La situation de la ville n’est guère reluisante. La réalité est amère, on ne peut se voiler la face. Un seul camion nacelle ne pouvait prendre en charge plus de 60 000 points lumineux et permettre à la ville de sortir de l’ornière. Même le centre-ville ignoré durant des années n’échappe pas à tel problème. L’acquisition de six nouveaux camions attendus pour début février mettra définitivement un terme aux sempiternelles défaillances de l’éclairage public. Même si mes propos ne vont pas plaire, Sétif n’a plus d’espaces verts. Délaissés, les supposés espaces implantés dans différents points du tramway ne sont pas encore transférés de la Setram vers la commune. Ce volet, ainsi que le dossier de l’éclairage public de tout le périmètre urbain, seront désormais à la charge de notre EPIC des espaces verts. Le ramassage des ordures ménagères est un véritable casse-tête. L’amoncellement des déchets amoche un peu plus l’environnement. La réactivation des 36 bacs enterrés ici et là est une solution. La réalisation de bacs de 5m3 pourrait améliorer le paysage de nos cités et quartiers inondés par les résidus des poutrelles. Le moment est venu pour lancer véritablement l’opération du tri sélectif.
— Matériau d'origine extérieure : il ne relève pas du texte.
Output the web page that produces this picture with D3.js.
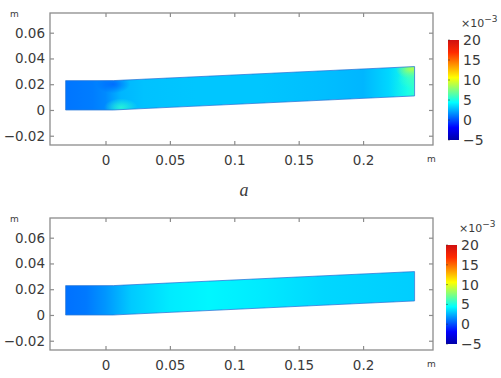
<!DOCTYPE html>
<html>
<head>
<meta charset="utf-8">
<script src="https://cdn.jsdelivr.net/npm/d3@7"></script>
<style>
  body { margin: 0; background: #fff; }
  svg { display: block; }
  text { font-family: "DejaVu Sans", sans-serif; fill: #3a3a3a; }
</style>
</head>
<body>
<div id="chart"></div>
<script>
// axis ticks (m) and colour bar ticks (x1e-3)
const xTicks = [0, 0.05, 0.1, 0.15, 0.2];
const yTicks = [-0.02, 0, 0.02, 0.04, 0.06];
const cbTicks = [-5, 0, 5, 10, 15, 20];

// beam outline (m), same in both panels
const beamX = [-0.031, 0.006, 0.240, 0.240, 0.006, -0.031];
const beamY = [0, 0, 0.0109, 0.0337, 0.0228, 0.0228];

// field along the beam, panel a
const stationsA = [-0.031, -0.01, 0.0, 0.012, 0.03, 0.07, 0.12, 0.17, 0.2, 0.22, 0.235, 0.24];
const valuesA   = [1.0, 1.2, 1.5, 2.6, 2.9, 3.0, 3.0, 2.8, 2.6, 3.4, 5.0, 5.6];
// local spots, panel a: x, y (m), value
const spotXA = [0.006, 0.012, 0.238, 0.239];
const spotYA = [0.02, 0.002, 0.0315, 0.024];
const spotVA = [0.5, 5.5, 9.5, 6];

// field along the beam, panel b
const stationsB = [-0.031, -0.015, 0.0, 0.02, 0.05, 0.08, 0.12, 0.17, 0.24];
const valuesB   = [0.9, 1.1, 1.8, 3.1, 3.9, 4.2, 3.9, 3.4, 3.2];

const W = 501, H = 378;
const svg = d3.select("#chart").append("svg").attr("width", W).attr("height", H);

// jet-like colour map
const color = d3.scaleLinear()
  .domain([-5, -1.9, 4.4, 10.6, 16.9, 20])
  .range(["#0000a8", "#0000ff", "#00ffff", "#ffff00", "#ff2a00", "#d01010"])
  .interpolate(d3.interpolateRgb);

const defs = svg.append("defs");

function panel(id, top, stations, values, sx, sy, sv, cb) {
  const frame = {left: 50, right: 433, top: top, bottom: top + 132};
  const x = d3.scaleLinear().domain([-0.0431, 0.2543]).range([frame.left, frame.right]);
  const y = d3.scaleLinear().domain([-0.0272, 0.0753]).range([frame.bottom, frame.top]);
  const g = svg.append("g");

  // gradient along the beam
  const grad = defs.append("linearGradient").attr("id", "grad" + id)
    .attr("gradientUnits", "userSpaceOnUse")
    .attr("x1", x(stations[0])).attr("x2", x(stations[stations.length - 1]))
    .attr("y1", 0).attr("y2", 0);
  grad.selectAll("stop").data(stations).join("stop")
    .attr("offset", (d) => (d - stations[0]) / (stations[stations.length - 1] - stations[0]))
    .attr("stop-color", (d, i) => color(values[i]));

  const pts = beamX.map((d, i) => [x(d), y(beamY[i])]);
  const line = d3.line();
  defs.append("clipPath").attr("id", "clip" + id).append("path").attr("d", line(pts) + "Z");

  const body = g.append("g").attr("clip-path", `url(#clip${id})`);
  body.append("path").attr("d", line(pts) + "Z").attr("fill", `url(#grad${id})`);

  sx.forEach((d, i) => {
    const rg = defs.append("radialGradient").attr("id", `spot${id}${i}`);
    rg.append("stop").attr("offset", 0).attr("stop-color", color(sv[i])).attr("stop-opacity", 0.8);
    rg.append("stop").attr("offset", 0.35).attr("stop-color", color(sv[i])).attr("stop-opacity", 0.55);
    rg.append("stop").attr("offset", 1).attr("stop-color", color(sv[i])).attr("stop-opacity", 0);
    body.append("ellipse")
      .attr("cx", x(d)).attr("cy", y(sy[i]))
      .attr("rx", i >= 2 ? 16 : 17).attr("ry", i >= 2 ? 10 : 9)
      .attr("fill", `url(#spot${id}${i})`);
  });

  g.append("path").attr("d", line(pts) + "Z")
    .attr("fill", "none").attr("stroke", "#2a78d8").attr("stroke-width", 0.8);

  // frame with inward ticks
  g.append("rect")
    .attr("x", frame.left).attr("y", frame.top)
    .attr("width", frame.right - frame.left).attr("height", frame.bottom - frame.top)
    .attr("fill", "none").attr("stroke", "#8c8c8c").attr("stroke-width", 1.3);

  const fmt = d3.format("~g");
  const axes = [
    [d3.axisBottom(x).tickValues(xTicks).tickSize(-4).tickFormat(fmt), `translate(0,${frame.bottom})`, "b"],
    [d3.axisTop(x).tickValues(xTicks).tickSize(-4).tickFormat(""), `translate(0,${frame.top})`, "t"],
    [d3.axisLeft(y).tickValues(yTicks).tickSize(-4).tickFormat(fmt), `translate(${frame.left},0)`, "l"],
    [d3.axisRight(y).tickValues(yTicks).tickSize(-4).tickFormat(""), `translate(${frame.right},0)`, "r"]
  ];
  axes.forEach(([ax, tr, side]) => {
    const a = g.append("g").attr("transform", tr).call(ax);
    a.select(".domain").remove();
    a.selectAll(".tick line").attr("stroke", "#8c8c8c").attr("stroke-width", 1.2);
    a.selectAll(".tick text").style("font-size", "13.5px").attr("fill", "#3a3a3a");
    if (side === "b") a.selectAll(".tick text").attr("y", 10);
    if (side === "l") a.selectAll(".tick text").attr("x", -5);
  });

  g.append("text").attr("x", 10).attr("y", frame.top + 4).style("font-size", "9px").attr("fill", "#777").text("m");
  g.append("text").attr("x", frame.right - 6).attr("y", frame.bottom + 17).style("font-size", "9px").attr("fill", "#777").text("m");

  // colour bar
  const cy = d3.scaleLinear().domain([-5, 20]).range([cb.bottom, cb.top]);
  const cg = defs.append("linearGradient").attr("id", "cbg" + id)
    .attr("x1", 0).attr("x2", 0).attr("y1", 1).attr("y2", 0);
  cg.selectAll("stop").data(color.domain()).join("stop")
    .attr("offset", (d) => (d + 5) / 25)
    .attr("stop-color", (d) => color(d));
  g.append("rect").attr("x", cb.left).attr("y", cb.top)
    .attr("width", 11).attr("height", cb.bottom - cb.top)
    .attr("fill", `url(#cbg${id})`);
  const ca = g.append("g").attr("transform", `translate(${cb.left + 11},0)`)
    .call(d3.axisRight(cy).tickValues(cbTicks).tickSize(0).tickFormat((d) => d < 0 ? "\u2212" + Math.abs(d) : d));
  ca.select(".domain").remove();
  ca.selectAll(".tick text").attr("x", 4).style("font-size", "14px").attr("fill", "#3a3a3a");
  g.append("g").selectAll("line").data(cbTicks).join("line")
    .attr("x1", cb.left).attr("x2", cb.left + 2)
    .attr("y1", (d) => cy(d)).attr("y2", (d) => cy(d))
    .attr("stroke", "#333").attr("stroke-opacity", 0.5);
  const ex = g.append("text").attr("x", cb.left + 13).attr("y", cb.top - 13).style("font-size", "11px");
  ex.append("tspan").text("\u00d710");
  ex.append("tspan").attr("dy", -5).style("font-size", "9px").text("\u22123");
}

panel("a", 13, stationsA, valuesA, spotXA, spotYA, spotVA, {left: 448, top: 40, bottom: 140});
panel("b", 218, stationsB, valuesB, [], [], [], {left: 446, top: 245, bottom: 344});

svg.append("text").attr("x", 244).attr("y", 196).attr("text-anchor", "middle")
  .style("font-family", "'Liberation Serif', serif").style("font-style", "italic")
  .style("font-size", "18px").attr("fill", "#111").text("a");
</script>
</body>
</html>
Pour mettre un terme aux opérations ponctuelles, nous avons entamé une réflexion avec GIZ et l’AND (agence nationale des déchets). 
 

-Que faut-il faire pour booster les recettes de la municipalité et remettre à niveau une ville en panne ?
 

Selon les prévisions du secrétaire général de la commune, nos recettes peuvent à court et moyen termes dépasser facilement le seuil des 800 milliards de centimes. Pour ce faire, il va falloir mettre un terme à l’éternel problème des POS 35 et 356 de Gaoua et 17 et 18 d’Aïn S’fiha. La redynamisation du secteur de l’habitat est une importante source fiscale. La transformation du Souk d’El Hassi en marché de gros du poisson, la réhabilitation du marché du CEM Bakhouche, la réalisation de certains investissements boosteront nos recettes. La mise à niveau de la ville passe par une présence sur le terrain, la réalisation dans les délais, la fin des cahiers des charges tronqués et une prise en charge efficiente de tout ce qui touche au bien-être et au cadre de vie de nos concitoyens. 
Le constat n’est plus de mise, nous rentrons de plain-pied dans l’exécution de notre feuille de route, approuvée par le wali ne ménageant aucun effort pour que le chef-lieu puisse retrouver son lustre d’antan. 
 

-Que comptez-vous entreprendre pour sortir la ville du spleen culturel ? 
 

Je suis sidéré de constater que l’activité cinématographique est, depuis belle lurette, inscrite aux abonnés absents alors que le cinéma Variétés, d’une capacité de 450 places, est fermé pour des broutilles. Pour des raisons culturelles et économiques, l’exploitation de la structure, une autre source de recettes, est impérative. Je ne comprends pas qu’une ville universitaire de la dimension de Sétif accueillant plus de 60 000 étudiants puisse faire l’impasse sur la Foire du livre que nous organisions à chaque célébration des massacres du 8 Mai 1945. Pour le renouveau de la culture à Sétif, la contribution des femmes et des hommes impliqués dans l’acte culturel est indispensable.